We have also been clear in opposing the federal government's decision to commit Canadian military support to the U.S. led military action, particularly given that the U.S. has indicated that it may be prepared to expand its attacks to other countries beyond Afghanistan.
We have also supported calls to work in the longer term to eradicate the conditions from which despair, violence, hatred and discord arise.
We have also urged the federal government to lead all Canadians in fighting against the rising tide of intolerance and racism in the aftermath of September 11, particularly directed at Muslims and Arab Canadians. That is the focus of my remarks in the House tonight.
Canada is one of the most ethnically mixed and multicultural nations in the world. My own riding of Vancouver East, which I am very proud to represent, is one of the most diverse in the country.
While we can all be proud that the very meaning of Canada is about diversity and respecting differences, we must also come to terms with the fact that nearly 275,000 Canadians were victims of hate crimes last year according to Statistics Canada. Sadly since September 11 the number of racist incidents in Canada has been on the rise. We have heard of them as they have been reported in the media.

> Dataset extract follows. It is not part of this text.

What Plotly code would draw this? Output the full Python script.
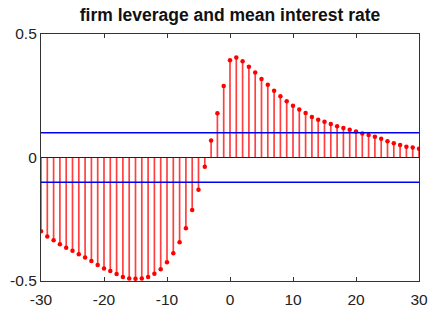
import plotly.graph_objects as go

# lags and correlation values
lags = list(range(-30, 31))
corr = [
    -0.299, -0.320, -0.335, -0.351, -0.365, -0.378, -0.392, -0.405, -0.419, -0.435,
    -0.449, -0.460, -0.472, -0.484, -0.490, -0.491, -0.490, -0.484, -0.471, -0.452,
    -0.424, -0.388, -0.343, -0.286, -0.213, -0.131, -0.037, 0.069, 0.179, 0.289,
    0.394, 0.405, 0.390, 0.367, 0.344, 0.318, 0.295, 0.270, 0.248, 0.228,
    0.210, 0.194, 0.180, 0.164, 0.153, 0.145, 0.136, 0.127, 0.119, 0.112,
    0.105, 0.097, 0.091, 0.084, 0.076, 0.066, 0.058, 0.051, 0.044, 0.040,
    0.035,
]
band = 0.1

x_ticks = [-30, -20, -10, 0, 10, 20, 30]
x_text = ["-30", "-20", "-10", "0", "10", "20", "30"]
y_ticks = [-0.5, 0, 0.5]
y_text = ["-0.5", "0", "0.5"]

# stems: vertical segments from zero to each value
sx, sy = [], []
for x, y in zip(lags, corr):
    sx += [x, x, None]
    sy += [0, y, None]

fig = go.Figure()
fig.add_trace(go.Scatter(x=sx, y=sy, mode="lines",
                         line=dict(color="rgba(255,0,0,0.75)", width=1.7),
                         hoverinfo="skip", showlegend=False))
fig.add_trace(go.Scatter(x=lags, y=corr, mode="markers",
                         marker=dict(color="red", size=4.5),
                         showlegend=False))

# zero line and confidence bands
fig.add_hline(y=0, line=dict(color="#222222", width=1.2), layer="above")
fig.add_hline(y=band, line=dict(color="#0000ee", width=1.5))
fig.add_hline(y=-band, line=dict(color="#0000ee", width=1.5))

axis_font = dict(family="Liberation Sans, Arial, sans-serif", size=15.5, color="#222222")
fig.update_xaxes(range=[-30, 30], tickvals=x_ticks, ticktext=x_text,
                 ticks="inside", ticklen=4, tickcolor="#333333",
                 showline=True, linecolor="#333333", linewidth=1.2,
                 mirror="ticks", showgrid=False, zeroline=False,
                 tickfont=axis_font, ticklabelstandoff=4, automargin=False)
fig.update_yaxes(range=[-0.5, 0.5], tickvals=y_ticks, ticktext=y_text,
                 ticks="", showline=True, linecolor="#333333", linewidth=1.2,
                 mirror=True, showgrid=False, zeroline=False,
                 tickfont=axis_font, automargin=False)

fig.update_layout(
    width=433, height=321,
    margin=dict(l=41, r=14, t=34, b=40),
    paper_bgcolor="white", plot_bgcolor="white",
    title=dict(text="<b>firm leverage and mean interest rate</b>",
               xref="paper", x=0.5, xanchor="center", y=0.955, yanchor="middle",
               font=dict(family="Liberation Sans, Arial, sans-serif", size=17.5, color="#111111")),
)

fig.write_html("out.html")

In Cold Lake, Alberta, Canadian born Muslims got phone calls telling them that all Arabs should be killed. In Oakville, Ontario five students were assaulted for being Arabs. In Ottawa a young Arab teen was beaten unconscious by two other teenagers.

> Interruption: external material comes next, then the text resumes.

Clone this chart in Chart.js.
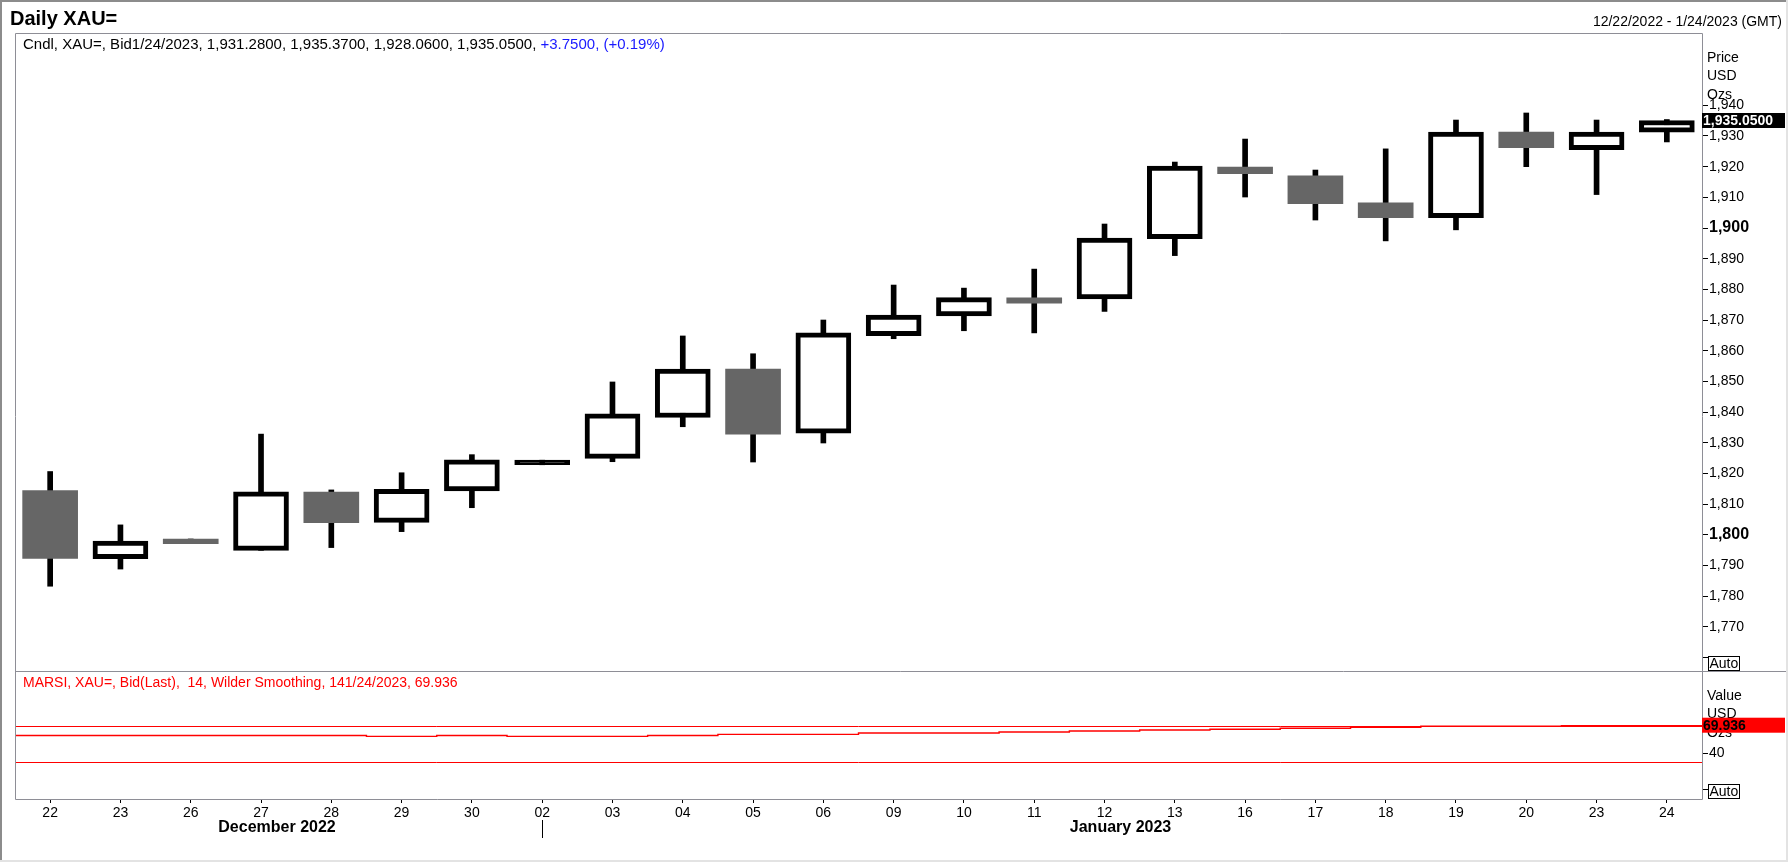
<!DOCTYPE html>
<html>
<head>
<meta charset="utf-8">
<title>Daily XAU=</title>
<script src="https://cdn.jsdelivr.net/npm/chart.js@4.4.1/dist/chart.umd.min.js"></script>
<style>
    html, body { margin: 0; padding: 0; background: #ffffff; }
    #wrap { position: relative; width: 1788px; height: 862px; }
</style>
</head>
<body>
<div id="wrap"><canvas id="xauChart" width="1788" height="862"></canvas></div>
<script>
// trading days shown on the axis
const dayLabels = ['22', '23', '26', '27', '28', '29', '30', '02', '03', '04', '05', '06',
    '09', '10', '11', '12', '13', '16', '17', '18', '19', '20', '23', '24'];
const monthLabels = ['December 2022', 'January 2023'];
const monthStarts = [0, 7];

// daily candles, XAU= bid
const openPrices = [1814.4, 1792.2, 1798.6, 1794.9, 1813.9, 1804.0, 1814.3, 1822.8, 1824.9, 1838.2, 1854.0, 1833.1,
    1864.9, 1871.3, 1877.2, 1876.9, 1896.5, 1919.9, 1917.0, 1908.2, 1903.4, 1931.3, 1925.5, 1931.28];
const highPrices = [1820.6, 1803.2, 1798.6, 1832.8, 1814.6, 1820.2, 1826.1, 1824.3, 1849.8, 1864.8, 1859.0, 1870.0,
    1881.4, 1880.4, 1886.6, 1901.3, 1921.5, 1929.0, 1918.9, 1925.8, 1935.2, 1937.5, 1935.2, 1935.37];
const lowPrices = [1783.2, 1788.8, 1797.1, 1794.9, 1795.8, 1801.0, 1808.8, 1822.8, 1823.8, 1835.2, 1823.7, 1829.9,
    1863.9, 1866.5, 1865.8, 1872.8, 1891.0, 1910.1, 1902.6, 1895.8, 1899.4, 1920.0, 1910.9, 1928.06];
const closePrices = [1792.3, 1797.9, 1797.1, 1814.0, 1803.9, 1814.8, 1824.4, 1824.3, 1839.4, 1854.0, 1832.8, 1865.8,
    1871.6, 1877.3, 1875.5, 1896.7, 1920.2, 1917.7, 1907.9, 1903.4, 1931.3, 1926.2, 1931.30, 1935.05];

// MARSI 14, Wilder smoothing
const rsiValues = [59.2, 59.2, 59.2, 59.2, 59.2, 58.3, 59.2, 58.3, 58.3, 59.2, 60.5, 60.5,
    61.9, 61.9, 63.0, 64.1, 65.2, 66.0, 67.1, 68.2, 69.4, 69.4, 69.9, 69.936];
const rsiLevels = [70, 30];

const priceTicks = [1760, 1770, 1780, 1790, 1800, 1810, 1820, 1830, 1840, 1850, 1860, 1870, 1880,
    1890, 1900, 1910, 1920, 1930, 1940];
const rsiTicks = [0, 40];

const lastDateText = '1/24/2023';
const rangeText = '12/22/2022 - 1/24/2023 (GMT)';

const FONT = "'Liberation Sans', Arial, Helvetica, sans-serif";
const UP_FILL = '#ffffff';
const DOWN_FILL = '#666666';
const EDGE = '#000000';
const PANE_LINE = '#8e8e96';
const RSI_RED = '#ff0000';
const CHANGE_BLUE = '#1a1aff';

Chart.defaults.font.family = FONT;

function isUp(i) {
    return closePrices[i] >= openPrices[i];
}

// a rising body too thin to show its hollow centre is drawn solid
function bodyFill(i) {
    if (!isUp(i)) {
        return DOWN_FILL;
    }
    return Math.abs(closePrices[i] - openPrices[i]) < 2 ? EDGE : UP_FILL;
}

function fmt(v, digits) {
    return v.toLocaleString('en-US', { minimumFractionDigits: digits, maximumFractionDigits: digits });
}

function crisp(v) {
    return Math.round(v) + 0.5;
}

// step line runs across each day's whole slot
const rsiPoints = rsiValues.map((v, i) => ({ x: i, y: v }))
    .concat([{ x: rsiValues.length, y: rsiValues[rsiValues.length - 1] }]);

const chartDecor = {
    id: 'chartDecor',
    beforeDatasetsDraw(chart) {
        const { ctx, chartArea } = chart;
        const rsiAxis = chart.scales.y2;
        ctx.save();
        ctx.strokeStyle = RSI_RED;
        ctx.lineWidth = 1;
        rsiLevels.forEach(level => {
            const y = crisp(rsiAxis.getPixelForValue(level));
            ctx.beginPath();
            ctx.moveTo(chartArea.left, y);
            ctx.lineTo(chartArea.right, y);
            ctx.stroke();
        });
        ctx.restore();
    },
    afterDraw(chart) {
        const { ctx, chartArea: area, scales } = chart;
        const priceAxis = scales.y;
        const rsiAxis = scales.y2;
        const dayAxis = scales.x;
        const last = closePrices.length - 1;

        ctx.save();

        // window frame
        ctx.fillStyle = '#8c8c8c';
        ctx.fillRect(0, 0, chart.width, 2);
        ctx.fillRect(0, 0, 2, chart.height);
        ctx.fillStyle = '#e3e3e3';
        ctx.fillRect(chart.width - 2, 0, 2, chart.height);
        ctx.fillRect(0, chart.height - 2, chart.width, 2);

        // pane outlines
        const L = crisp(area.left), R = crisp(area.right);
        const T = crisp(priceAxis.top), M = crisp(rsiAxis.top), B = crisp(rsiAxis.bottom);
        ctx.strokeStyle = PANE_LINE;
        ctx.lineWidth = 1;
        ctx.beginPath();
        ctx.moveTo(L, T); ctx.lineTo(R, T);
        ctx.moveTo(L, T); ctx.lineTo(L, B); ctx.lineTo(R, B);
        ctx.moveTo(R, T); ctx.lineTo(R, B);
        ctx.moveTo(L, M); ctx.lineTo(chart.width - 2, M);
        ctx.stroke();

        // title + range
        ctx.fillStyle = '#000';
        ctx.textBaseline = 'alphabetic';
        ctx.textAlign = 'left';
        ctx.font = `bold 20px ${FONT}`;
        ctx.fillText('Daily XAU=', 10, 25);
        ctx.font = `14px ${FONT}`;
        ctx.textAlign = 'right';
        ctx.fillText(rangeText, 1782, 26);

        // pane legends
        ctx.textAlign = 'left';
        const change = closePrices[last] - closePrices[last - 1];
        const pct = change / closePrices[last - 1] * 100;
        const ohlcText = `Cndl, XAU=, Bid${lastDateText}, ${fmt(openPrices[last], 4)}, ${fmt(highPrices[last], 4)}, ` +
            `${fmt(lowPrices[last], 4)}, ${fmt(closePrices[last], 4)}, `;
        const sign = change >= 0 ? '+' : '';
        const changeText = `${sign}${fmt(change, 4)}, (${sign}${pct.toFixed(2)}%)`;
        const legendX = area.left + 8;
        ctx.font = `15px ${FONT}`;
        ctx.fillText(ohlcText, legendX, priceAxis.top + 16);
        ctx.fillStyle = CHANGE_BLUE;
        ctx.fillText(changeText, legendX + ctx.measureText(ohlcText).width, priceAxis.top + 16);
        ctx.font = `14px ${FONT}`;
        ctx.fillStyle = RSI_RED;
        ctx.fillText(`MARSI, XAU=, Bid(Last),  14, Wilder Smoothing, 14${lastDateText}, ${rsiValues[last].toFixed(3)}`,
            legendX, rsiAxis.top + 16);

        // axis unit captions
        ctx.fillStyle = '#000';
        ctx.textBaseline = 'middle';
        [['Price', 'USD', 'Ozs'], ['Value', 'USD', 'Ozs']].forEach((lines, p) => {
            const top = p === 0 ? priceAxis.top : rsiAxis.top;
            lines.forEach((txt, k) => ctx.fillText(txt, area.right + 5, top + 25 + k * 18.5));
        });

        // Auto buttons
        [priceAxis, rsiAxis].forEach(axis => {
            const bx = area.right + 6, by = Math.round(axis.bottom) - 15;
            ctx.fillStyle = '#fff';
            ctx.fillRect(bx, by, 31, 14);
            ctx.strokeStyle = '#000';
            ctx.strokeRect(bx + 0.5, by + 0.5, 31, 14);
            ctx.fillStyle = '#000';
            ctx.font = `14px ${FONT}`;
            ctx.fillText('Auto', bx + 1.5, by + 8);
        });

        // last value tags
        ctx.font = `bold 14px ${FONT}`;
        const py = priceAxis.getPixelForValue(closePrices[last]);
        ctx.fillStyle = '#000';
        ctx.fillRect(area.right, py - 7.5, 83, 15);
        ctx.fillStyle = '#fff';
        ctx.fillText(fmt(closePrices[last], 4), area.right + 1, py + 0.5);
        const ry = rsiAxis.getPixelForValue(rsiValues[last]);
        ctx.fillStyle = RSI_RED;
        ctx.fillRect(area.right, ry - 8, 83, 15);
        ctx.fillStyle = '#000';
        ctx.fillText(rsiValues[last].toFixed(3), area.right + 1, ry);

        // month captions and separator
        ctx.font = `bold 16px ${FONT}`;
        ctx.textAlign = 'center';
        monthLabels.forEach((label, m) => {
            const first = monthStarts[m];
            const lastIdx = (m + 1 < monthStarts.length ? monthStarts[m + 1] : dayLabels.length) - 1;
            const mid = (dayAxis.getPixelForValue(first) + dayAxis.getPixelForValue(lastIdx)) / 2 + 16;
            ctx.fillText(label, mid, area.bottom + 29);
        });
        ctx.strokeStyle = '#000';
        monthStarts.slice(1).forEach(start => {
            const sx = crisp(dayAxis.getPixelForValue(start));
            ctx.beginPath();
            ctx.moveTo(sx, area.bottom + 21);
            ctx.lineTo(sx, area.bottom + 39);
            ctx.stroke();
        });

        ctx.restore();
    }
};

const tickFont = { family: FONT, size: 14 };
const boldTickFont = { family: FONT, size: 16, weight: 'bold' };

new Chart(document.getElementById('xauChart'), {
    type: 'bar',
    data: {
        labels: dayLabels,
        datasets: [{
            label: 'Body',
            data: dayLabels.map((d, i) => [openPrices[i], closePrices[i]]),
            xAxisID: 'x',
            yAxisID: 'y',
            grouped: false,
            barThickness: 55,
            backgroundColor: ctx => bodyFill(ctx.dataIndex),
            borderColor: EDGE,
            borderWidth: ctx => isUp(ctx.dataIndex) ? 5 : 0,
            borderSkipped: false,
            order: 0
        }, {
            label: 'Wick',
            data: dayLabels.map((d, i) => [lowPrices[i], highPrices[i]]),
            xAxisID: 'x',
            yAxisID: 'y',
            grouped: false,
            barThickness: 5,
            backgroundColor: EDGE,
            borderWidth: 0,
            order: 1
        }, {
            type: 'line',
            label: 'MARSI',
            data: rsiPoints,
            xAxisID: 'xr',
            yAxisID: 'y2',
            borderColor: RSI_RED,
            borderWidth: 1.4,
            pointRadius: 0,
            stepped: true,
            fill: false,
            order: 2
        }]
    },
    options: {
        responsive: false,
        animation: false,
        devicePixelRatio: 1,
        layout: {
            padding: { top: 33, left: 15, right: 0, bottom: 0 }
        },
        plugins: {
            legend: { display: false },
            tooltip: { enabled: false }
        },
        scales: {
            x: {
                type: 'category',
                position: 'bottom',
                offset: true,
                grid: {
                    offset: false,
                    drawOnChartArea: false,
                    tickLength: 4,
                    tickColor: '#000'
                },
                border: { display: false },
                ticks: {
                    color: '#000',
                    font: tickFont,
                    maxRotation: 0,
                    autoSkip: false,
                    padding: 2
                },
                afterFit: scale => { scale.height = 63; }
            },
            xr: {
                type: 'linear',
                display: false,
                offset: false,
                grid: { offset: false },
                min: 0,
                max: dayLabels.length
            },
            y: {
                type: 'linear',
                position: 'right',
                stack: 'panes',
                stackWeight: 638,
                min: 1755.56,
                max: 1963.58,
                grid: {
                    drawOnChartArea: false,
                    tickLength: 6,
                    tickColor: '#000'
                },
                border: { display: false },
                afterBuildTicks: scale => {
                    scale.ticks = priceTicks.map(v => ({ value: v }));
                },
                ticks: {
                    color: '#000',
                    padding: 1,
                    autoSkip: false,
                    font: ctx => (ctx.tick && ctx.tick.value % 100 === 0) ? boldTickFont : tickFont,
                    callback: value => value === priceTicks[0] ? '' : fmt(value, 0)
                },
                afterFit: scale => { scale.width = 86; }
            },
            y2: {
                type: 'linear',
                position: 'right',
                stack: 'panes',
                stackWeight: 128,
                min: -10,
                max: 129.6,
                grid: {
                    drawOnChartArea: false,
                    tickLength: 6,
                    tickColor: '#000'
                },
                border: { display: false },
                afterBuildTicks: scale => {
                    scale.ticks = rsiTicks.map(v => ({ value: v }));
                },
                ticks: {
                    color: '#000',
                    padding: 1,
                    autoSkip: false,
                    font: tickFont,
                    callback: value => value === rsiTicks[0] ? '' : String(value)
                },
                afterFit: scale => { scale.width = 86; }
            }
        }
    },
    plugins: [chartDecor]
});
</script>
</body>
</html>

We can only begin to imagine the human pain and suffering that this causes, particularly for young people who are trying to come to terms with what is going on.
We also know that according to the police in Ottawa there has been a doubling of racist incidents reported in our national capital since the attack on the World Trade Center Other cities are also reporting a significant increase.
We in the NDP have called on the federal government to take urgent action to fight racism and discrimination. We have urged the federal government to adopt an action plan that would include public discussion and education and clear enforcement of the criminal code sections concerning racism. We have called on the government to appoint a task force to monitor the reported incidents of racism and to monitor police investigations and prosecutions.
We also call on the Liberal government to reaffirm Canadian values and support for multiculturalism that was introduced as Canadian policy in 1971 by then Prime Minister Pierre Elliott Trudeau. Back in 1971 the New Democratic Party welcomed that commitment. Our leader of the day, the Hon. David Lewis, clearly stated:
The diversity of cultures across (Canada) is a source of our greatness as a people...in every society a minority has a problem, the problem of survival, the problem of keeping alive its history, its language, its traditions, its songs, its legends, its identity. When the majority in a society is as cruel as majorities have often been, not only are minorities crushed but the spirit of that society, the soul of that society, is destroyed.
We need to heed the words of Mr. Lewis today. We need to reaffirm our commitment to the observance of human rights and civil liberties, particularly as we now debate Bill C-36 on anti-terrorism and respect civil rights in this country.